Pour revenir au sujet qui a à voir avec un de mes posts précédents, ce que dit Schrödinger dans cet extrait met en relief une chose que tous les quanticiens savent et apprendront vraiment plus tard: les concepts intuitifs, fondés sur l'expérience donc l'empirique que sont matière, temps et espace ne marchent pas dans le cadre de la physique quantique. A leur suite, les termes et concepts de causalité donc détermination -auxquels on peut rajouter l'entropie et l'individuation citée par Schrödinger- sont inadéquats dans le cas du monde microscopique et de cette partie de la physique qui s'y intéresse.
Il faudrait faire dans ce cas comme le philosophe-mathématicien Whitehead qui envisageait la possibilité (la nécessité?) d'inventer des mots renvoyant à des nouveaux concepts "
ex nihilo" mais qui soient pertinents dans le cas de la physique quantique.
C'est un travail considérable, aucun doute
Que seraient donc ces nouveaux concepts dans lesquels les notions de matière, temps et espace seraient a priori exclus, sinon comme une forme d'approche d'ante-émergence où le monde microscopique serait comme du proto-macroscopique... et dont le monde macroscopique serait la finalité précisément ? Une table, une chaise... Dès qu'on change de dimension, c.-à-d. quand on passe du microscopique au macro et que se manifeste la décohérence quantique -et qu'on sait très bien expliquer par la réduction de la fonction d'onde de Schrödinger-, nous parlons en rapport du réel sur le mode de la définition scholastique de la vérité,
aedequatio rei intellectus. Première aporie si on veut se servir de cette définition dans la cas quantique: qu'est-ce que la chose -ou une chose- dans le cas du monde microscopique ?

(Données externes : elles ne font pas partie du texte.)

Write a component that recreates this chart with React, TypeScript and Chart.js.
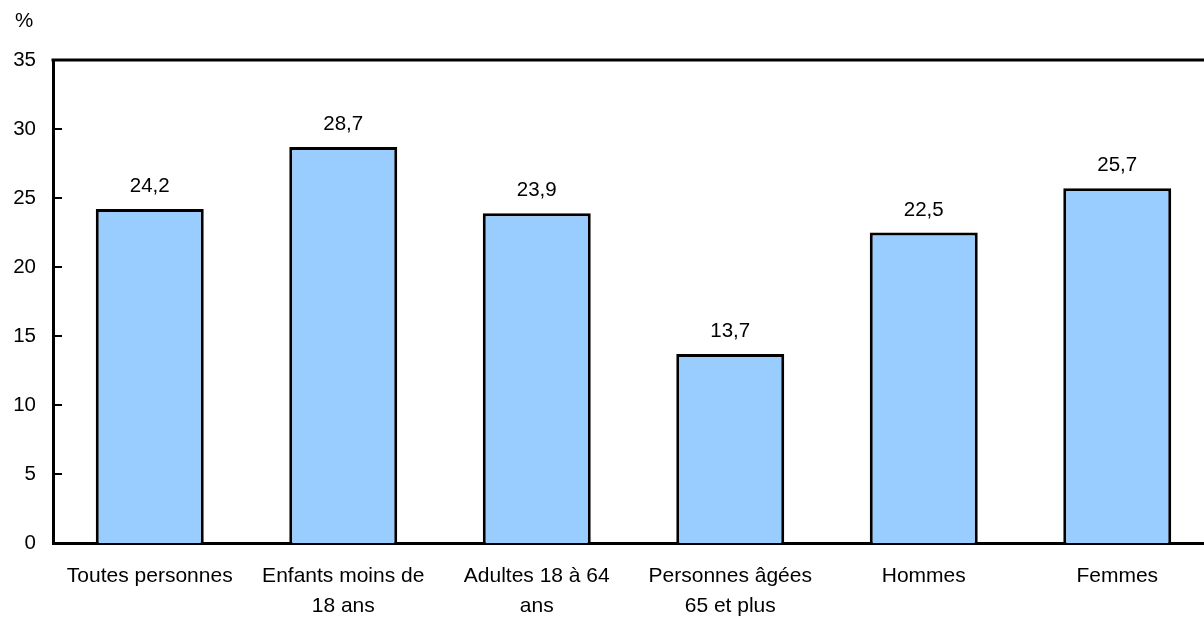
import React, { useEffect, useRef } from "react";
import { Chart, registerables } from "chart.js";

Chart.register(...registerables);

const categories: string[][] = [
  ["Toutes personnes"],
  ["Enfants moins de", "18 ans"],
  ["Adultes 18 à 64", "ans"],
  ["Personnes âgées", "65 et plus"],
  ["Hommes"],
  ["Femmes"],
];
const values: number[] = [24.2, 28.7, 23.9, 13.7, 22.5, 25.7];
const yTicks: number[] = [0, 5, 10, 15, 20, 25, 30, 35];
const unitLabel = "%";

const FONT = "'Liberation Sans', Arial, sans-serif";

const decorPlugin = {
  id: "decor",
  afterDraw(chart: any) {
    const ctx = chart.ctx;
    const area = chart.chartArea;
    const y = chart.scales.y;
    ctx.save();
    // top border
    ctx.strokeStyle = "#000";
    ctx.lineWidth = 3;
    ctx.beginPath();
    ctx.moveTo(area.left - 1.5, area.top);
    ctx.lineTo(area.right, area.top);
    ctx.stroke();
    // inward ticks
    ctx.lineWidth = 2;
    for (const t of yTicks) {
      if (t === 0 || t === 35) continue;
      const py = Math.round(y.getPixelForValue(t));
      ctx.beginPath();
      ctx.moveTo(area.left, py);
      ctx.lineTo(area.left + 9, py);
      ctx.stroke();
    }
    // unit label
    ctx.fillStyle = "#000";
    ctx.font = `20.5px ${FONT}`;
    ctx.textAlign = "left";
    ctx.textBaseline = "middle";
    ctx.fillText(unitLabel, 15, 21);
    // value labels
    const meta = chart.getDatasetMeta(0);
    ctx.textAlign = "center";
    ctx.textBaseline = "alphabetic";
    meta.data.forEach((bar: any, i: number) => {
      const txt = values[i].toFixed(1).replace(".", ",");
      ctx.fillText(txt, bar.x, bar.y - 17);
    });
    ctx.restore();
  },
};

export default function App() {
  const ref = useRef<HTMLCanvasElement>(null);
  useEffect(() => {
    if (!ref.current) return;
    const chart = new Chart(ref.current, {
      type: "bar",
      data: {
        labels: categories,
        datasets: [
          {
            data: values,
            backgroundColor: "#99CCFF",
            borderColor: "#000",
            borderWidth: 3,
            barPercentage: 0.558,
            categoryPercentage: 1,
          },
        ],
      },
      options: {
        responsive: false,
        animation: false,
        layout: { padding: { top: 60, left: 0, right: 0, bottom: 0 } },
        plugins: { legend: { display: false }, tooltip: { enabled: false } },
        scales: {
          x: {
            grid: { display: false, drawTicks: false },
            border: { display: true, color: "#000", width: 3 },
            ticks: {
              color: "#000",
              font: { family: FONT, size: 21, lineHeight: 1.4 },
              padding: 19,
              maxRotation: 0,
              autoSkip: false,
            },
            afterFit(scale: any) {
              scale.height = 74;
            },
          },
          y: {
            min: 0,
            max: 35,
            grid: { display: false, drawTicks: false },
            border: { display: true, color: "#000", width: 3 },
            ticks: {
              stepSize: 5,
              color: "#000",
              font: { family: FONT, size: 20.5 },
              padding: 17,
            },
            afterFit(scale: any) {
              scale.width = 53;
            },
          },
        },
      },
      plugins: [decorPlugin],
    });
    return () => chart.destroy();
  }, []);
  return (
    <div
      style={{
        position: "fixed",
        left: 0,
        top: 0,
        width: 1204,
        height: 617,
        overflow: "hidden",
        background: "#fff",
      }}
    >
      <canvas ref={ref} width={1214} height={617} style={{ width: 1214, height: 617, display: "block" }} />
    </div>
  );
}
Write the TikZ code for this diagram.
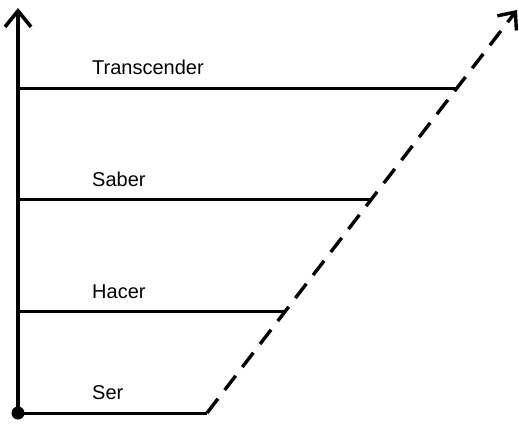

Qu'est-ce donc alors à sa suite que le réel (ou son avatar, la réalité) dans le cas de notre monde macroscopique ? Le réel quantique, ça veut simplement dire que l'objet que je tiens dans la main ou que j'aperçois au loin a une probabilité de présence égale à 1, d'où l'énonciation: il est
certain que la pomme que je tiens dans la main est là et que le panier de fruit est posé sur la table. L'électron "sait" dans le cas des fentes d'Young qu'il doit se comporter comme une particule et diffracter -si un des 2 trous est bouché par l'expérimentateur- et se comporter comme une onde s'il y en a deux... et il ira produire de jolies franges d'interférence sur un écran en face. Sa finalité semble être de "
devoir passer de toute façon" sous une forme ou une autre et on retombe sur une sorte de téléologie du temps -vs la métaphysique ou non- où la causalité semble bien être à l'origine du temps ou première par rapport à elle, comme Etienne Klein le pense: le mouvement
doit avoir lieu pour que l'univers soit l'univers.

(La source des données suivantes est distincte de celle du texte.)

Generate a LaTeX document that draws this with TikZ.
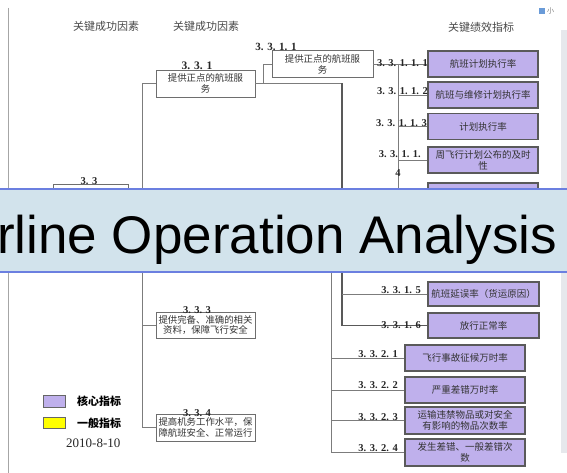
\documentclass[tikz,border=0pt]{standalone}
\usepackage{fontspec}
\setmainfont{Liberation Serif}
\newfontfamily\cjk{Noto Sans CJK SC}
\newfontfamily\arialf{Liberation Sans}
\usetikzlibrary{calc}
\definecolor{kpi}{HTML}{BFB0EC}
\definecolor{kline}{HTML}{5A5A5A}
\definecolor{boxline}{HTML}{6E6E6E}
\definecolor{connc}{HTML}{7C7C7C}
\definecolor{txt}{HTML}{333333}
\definecolor{hdr}{HTML}{4A4A4A}
\definecolor{bannerfill}{HTML}{D2E3EC}
\definecolor{bannerline}{HTML}{6B7FE0}
\definecolor{stripc}{HTML}{E6E8EC}
\definecolor{iconblue}{HTML}{6A9BD8}
\definecolor{legyellow}{HTML}{FFFF00}
\tikzset{
  wbox/.style={draw=boxline, line width=0.8pt, fill=white, inner sep=0pt, align=center,
    font=\cjk\fontsize{9.4}{10.8}\selectfont, text=txt, minimum width=99pt, minimum height=27pt},
  kbox/.style={draw=kline, line width=1.1pt, fill=kpi, inner sep=0pt, align=center,
    font=\cjk\fontsize{9.5}{11.2}\selectfont, text=txt, minimum width=110pt, minimum height=26pt},
  lab/.style={inner sep=0pt, font=\bfseries\fontsize{10.5}{12}\selectfont, text=black!85},
  conn/.style={draw=connc, line width=0.9pt},
  hdrtext/.style={inner sep=0pt, font=\cjk\fontsize{11}{13}\selectfont, text=hdr},
  legtext/.style={inner sep=0pt, anchor=west, font=\cjk\bfseries\fontsize{11}{13}\selectfont, text=black}
}
\begin{document}
\begin{tikzpicture}[x=1pt,y=-1pt]
\useasboundingbox (0,0) rectangle (567,473);
\fill[white] (0,0) rectangle (567,473);

% left rule and right strip
\draw[color=gray!70, line width=1.2pt] (8.5,8) -- (8.5,473);
\fill[stripc] (561,30) rectangle (567,453);
\fill[iconblue] (539,8) rectangle (545,14);
\node[inner sep=0pt, anchor=west, font=\cjk\fontsize{7}{8}\selectfont, text=gray] (icontext) at (547,11) {小};

% headers
\node[hdrtext] (h1) at (106,26) {关键成功因素};
\node[hdrtext] (h2) at (206,26) {关键成功因素};
\node[hdrtext] (h3) at (481,27) {关键绩效指标};

% coordinates of spines
\coordinate (sp) at (142,0);
\coordinate (s31) at (342,0);
\coordinate (s311) at (398,0);
\coordinate (s32top) at (331,250);

% success factor boxes
\node[wbox, minimum width=75pt, minimum height=30pt] (b33) at (90.5,199) {};
\node[wbox] (b331) at (205.5,83.5) {提供正点的航班服\\务};
\node[wbox, minimum width=101pt] (b3311) at (322.5,64) {提供正点的航班服\\务};
\node[wbox, minimum height=26pt] (b333) at (205.5,325) {提供完备、准确的相关\\资料，保障飞行安全};
\node[wbox] (b334) at (205.5,427.5) {提高机务工作水平，保\\障航班安全、正常运行};

% KPI boxes
\node[kbox] (k1) at (483,64) {航班计划执行率};
\node[kbox] (k2) at (483,95) {航班与维修计划执行率};
\node[kbox] (k3) at (483,126.5) {计划执行率};
\node[kbox] (k4) at (483,160) {周飞行计划公布的及时\\性};
\node[kbox] (k5) at (483,196) {};
\node[kbox, minimum width=111pt, minimum height=24pt] (k315) at (483.5,294) {航班延误率（货运原因）};
\node[kbox, minimum width=111pt, minimum height=25pt] (k316) at (483.5,325.5) {放行正常率};
\node[kbox, minimum width=120pt] (k3321) at (465,358) {飞行事故征候万时率};
\node[kbox, minimum width=120pt] (k3322) at (465,390) {严重差错万时率};
\node[kbox, minimum width=120pt, minimum height=27pt] (k3323) at (465,420.5) {运输违禁物品或对安全\\有影响的物品次数率};
\node[kbox, minimum width=120pt, minimum height=27pt] (k3324) at (465,452.5) {发生差错、一般差错次\\数};

% connectors: left spine
\draw[conn] (b331.west) -- (b331.west -| sp) |- (b334.west);
\draw[conn] (b333.west) -- (b333.west -| sp);
\draw[conn] (b33.east) -- (b33.east -| sp);

% 3.3.1 to 3.3.1.1
\draw[conn] (b331.east) -- ++(8,0) |- (b3311.west);
% 3.3.1 to 3.3.1.5/6
\draw[conn] (b331.east) -- (b331.east -| s31);
\draw[conn, draw=black!65, line width=1.1pt] (b331.east -| s31) |- (k316.west);
\draw[conn] (k315.west) -- (k315.west -| s31);
% 3.3.1.1 to KPIs
\draw[conn] (b3311.east) -- (k1.west);
\draw[conn] (b3311.east -| s311) |- (k5.west);
\draw[conn] (k2.west) -- (k2.west -| s311);
\draw[conn] (k3.west) -- (k3.west -| s311);
\draw[conn] (k4.west) -- (k4.west -| s311);
% 3.3.2 spine
\draw[conn] (s32top) |- (k3324.west);
\draw[conn] (k3321.west) -- (k3321.west -| s32top);
\draw[conn] (k3322.west) -- (k3322.west -| s32top);
\draw[conn] (k3323.west) -- (k3323.west -| s32top);

% labels
\node[lab, anchor=south] (l33) at (89,184.5) {3. 3};
\node[lab, anchor=south, font=\bfseries\fontsize{11.5}{13}\selectfont] (l331) at (197,70) {3. 3. 1};
\node[lab, anchor=south, font=\bfseries\fontsize{11}{13}\selectfont] (l3311) at (276,51) {3. 3. 1. 1};
\node[lab, anchor=south] (l333) at (197,314) {3. 3. 3};
\node[lab, anchor=south] (l334) at (197,416.5) {3. 3. 4};
\node[lab, anchor=base east] (lk1) at (428,67) {3. 3. 1. 1. 1};
\node[lab, anchor=base east] (lk2) at (428,94.5) {3. 3. 1. 1. 2};
\node[lab, anchor=base east] (lk3) at (427,126.5) {3. 3. 1. 1. 3};
\node[lab, anchor=base east] (lk4) at (421,158) {3. 3. 1. 1.};
\node[lab, anchor=base] (lk4b) at (398,176) {4};
\node[lab, anchor=base east] (l315) at (421,293.5) {3. 3. 1. 5};
\node[lab, anchor=base east] (l316) at (421,328.5) {3. 3. 1. 6};
\node[lab, anchor=base east] (l3321) at (398,357.5) {3. 3. 2. 1};
\node[lab, anchor=base east] (l3322) at (398,388.5) {3. 3. 2. 2};
\node[lab, anchor=base east] (l3323) at (398,420.5) {3. 3. 2. 3};
\node[lab, anchor=base east] (l3324) at (398,451.5) {3. 3. 2. 4};

% legend
\draw[draw=gray!80!black, line width=0.8pt, fill=kpi] (43,395) rectangle (65,407);
\draw[draw=gray!80!black, line width=0.8pt, fill=legyellow] (43,417) rectangle (65,428);
\node[legtext] (lg1) at (77,401.5) {核心指标};
\node[legtext] (lg2) at (77,423.5) {一般指标};
\node[inner sep=0pt, anchor=west, font=\fontsize{13}{15}\selectfont, text=black!85] (date) at (66,443) {2010-8-10};

% banner
\draw[fill=bannerfill, draw=bannerline, line width=1.3pt] (-2,189) rectangle (569,272);
\node[anchor=base west, inner sep=0pt, font=\arialf\fontsize{53}{60}\selectfont, text=black] (title) at (-3,253) {rline Operation Analysis};
\end{tikzpicture}
\end{document}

L'électron "sait" qu'il doit franchir la barrière potentielle d'un champ électrostatique même s'il n'a pas l'énergie pour le faire: et il passera de l'autre côté... ce ce qui s'appelle l'effet Tunnel et est à l'origine d'un microscope très utilisé dans les sciences.
Etienne Klein subsume tous ces phénomènes étranges dont l'énergie du vide, une paire particule-antiparticule jaillit du vide quantique pour disparaître aussitôt quasiment, avec une phrase que je trouve remarquable: l'univers vit à crédit. Ce qu'il emprunte il doit le rembourser et ce qui se passe dans ces phénomènes, c'est donc comme si une banque accordait un crédit que l'on doive rembourser. Et si ni le temps ni l'espace n'existent comme formes
a priori de la sensibilité de l'électron, ces phénomènes totalement déroutants qui stupéfièrent tous les grands savants y compris Einstein, comme l'intrication et la non-localisation s'expliquent naturellement et sans effort.

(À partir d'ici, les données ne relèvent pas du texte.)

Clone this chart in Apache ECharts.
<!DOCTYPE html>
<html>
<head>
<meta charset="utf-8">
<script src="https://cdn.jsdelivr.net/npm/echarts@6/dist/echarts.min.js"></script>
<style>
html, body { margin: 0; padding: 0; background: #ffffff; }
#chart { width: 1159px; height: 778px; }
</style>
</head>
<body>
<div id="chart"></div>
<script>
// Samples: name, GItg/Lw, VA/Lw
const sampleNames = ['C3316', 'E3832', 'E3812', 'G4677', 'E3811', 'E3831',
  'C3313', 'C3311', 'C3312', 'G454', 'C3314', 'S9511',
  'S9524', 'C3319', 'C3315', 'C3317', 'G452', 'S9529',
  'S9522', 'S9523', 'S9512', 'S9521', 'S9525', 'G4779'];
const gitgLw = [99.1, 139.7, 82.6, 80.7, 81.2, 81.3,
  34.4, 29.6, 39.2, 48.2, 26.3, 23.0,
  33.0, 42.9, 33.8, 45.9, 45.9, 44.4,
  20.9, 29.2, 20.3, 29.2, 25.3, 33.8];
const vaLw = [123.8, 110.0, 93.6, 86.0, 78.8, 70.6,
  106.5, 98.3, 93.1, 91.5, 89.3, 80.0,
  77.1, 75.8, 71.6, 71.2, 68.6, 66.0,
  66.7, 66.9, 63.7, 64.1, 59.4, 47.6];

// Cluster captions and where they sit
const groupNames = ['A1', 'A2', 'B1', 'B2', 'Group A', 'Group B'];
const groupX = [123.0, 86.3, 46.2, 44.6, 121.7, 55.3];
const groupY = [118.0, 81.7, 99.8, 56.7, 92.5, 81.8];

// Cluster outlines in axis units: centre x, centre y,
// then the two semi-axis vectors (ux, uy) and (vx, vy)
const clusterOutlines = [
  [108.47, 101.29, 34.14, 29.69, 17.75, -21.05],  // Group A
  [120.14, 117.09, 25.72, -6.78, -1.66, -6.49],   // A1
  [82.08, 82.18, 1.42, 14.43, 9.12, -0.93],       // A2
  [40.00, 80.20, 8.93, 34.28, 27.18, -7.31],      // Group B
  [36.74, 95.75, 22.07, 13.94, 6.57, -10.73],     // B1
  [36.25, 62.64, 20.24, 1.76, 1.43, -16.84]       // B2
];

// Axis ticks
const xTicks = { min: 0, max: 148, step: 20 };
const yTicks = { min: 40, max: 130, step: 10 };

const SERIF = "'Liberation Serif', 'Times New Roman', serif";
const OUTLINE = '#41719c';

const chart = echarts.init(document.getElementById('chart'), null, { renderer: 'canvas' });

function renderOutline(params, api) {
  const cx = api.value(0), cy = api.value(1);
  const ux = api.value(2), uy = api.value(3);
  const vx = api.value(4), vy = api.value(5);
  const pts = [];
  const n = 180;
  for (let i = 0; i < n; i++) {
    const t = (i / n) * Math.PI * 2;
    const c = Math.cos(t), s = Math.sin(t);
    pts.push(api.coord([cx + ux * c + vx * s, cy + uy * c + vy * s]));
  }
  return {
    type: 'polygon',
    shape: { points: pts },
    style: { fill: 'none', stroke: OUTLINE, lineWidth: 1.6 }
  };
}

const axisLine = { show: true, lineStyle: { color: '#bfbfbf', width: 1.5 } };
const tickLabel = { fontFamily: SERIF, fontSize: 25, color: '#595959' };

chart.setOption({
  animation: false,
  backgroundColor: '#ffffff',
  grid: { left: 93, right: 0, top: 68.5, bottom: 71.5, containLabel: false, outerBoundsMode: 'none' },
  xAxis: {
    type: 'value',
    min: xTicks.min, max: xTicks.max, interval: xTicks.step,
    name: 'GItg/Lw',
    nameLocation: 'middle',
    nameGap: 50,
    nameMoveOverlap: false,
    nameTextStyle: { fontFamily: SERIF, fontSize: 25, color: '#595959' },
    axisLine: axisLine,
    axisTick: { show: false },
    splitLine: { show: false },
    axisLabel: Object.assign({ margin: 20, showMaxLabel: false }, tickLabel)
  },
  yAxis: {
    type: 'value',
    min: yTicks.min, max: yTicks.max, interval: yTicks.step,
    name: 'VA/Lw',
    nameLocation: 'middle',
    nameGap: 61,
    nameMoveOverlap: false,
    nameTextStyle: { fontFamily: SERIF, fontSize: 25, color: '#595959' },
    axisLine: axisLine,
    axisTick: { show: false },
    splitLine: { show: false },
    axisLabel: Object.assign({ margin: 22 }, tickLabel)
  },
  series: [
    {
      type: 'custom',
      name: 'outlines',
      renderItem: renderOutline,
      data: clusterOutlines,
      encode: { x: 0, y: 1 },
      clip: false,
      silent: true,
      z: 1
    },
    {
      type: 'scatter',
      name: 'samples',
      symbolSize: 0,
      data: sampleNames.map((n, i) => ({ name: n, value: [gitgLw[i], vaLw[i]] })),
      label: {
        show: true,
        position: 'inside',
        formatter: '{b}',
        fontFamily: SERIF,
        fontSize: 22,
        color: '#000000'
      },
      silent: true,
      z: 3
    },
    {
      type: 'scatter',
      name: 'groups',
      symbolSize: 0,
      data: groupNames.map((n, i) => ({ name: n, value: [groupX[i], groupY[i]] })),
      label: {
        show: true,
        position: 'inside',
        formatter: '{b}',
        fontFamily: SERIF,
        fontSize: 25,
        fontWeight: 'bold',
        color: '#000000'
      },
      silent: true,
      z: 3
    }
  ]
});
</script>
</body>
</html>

L'émergence est une sorte de mot-valise, un mantra qui revient dans beaucoup de domaines: dans les sciences il a une pertinence évidente et indiscutable dont on saisit immédiatement le sens comme par exemple en sociologie. Des formes alternatives de culture comme le street art, le tag, le slam, le hip-hop ont émergé tout d'abord dans les banlieues de villes américaines comme Detroit ou Los Angeles, pour finalement se diffuser dans le monde entier.
Il existe des tas d'analyse qui considèrent que face à la misère, l'exclusion et la ghettoïsation surtout aux USA , l'art et en particulier l'art "brut" est une forme de résistance.
Cela a été aussi le cas dans une certaine mesure de la fête des fous en Europe où les gueux pouvaient emprunter le rôle et le costume de rois et où tout semblait autorisé pendant une journée: l'éloge de la folie.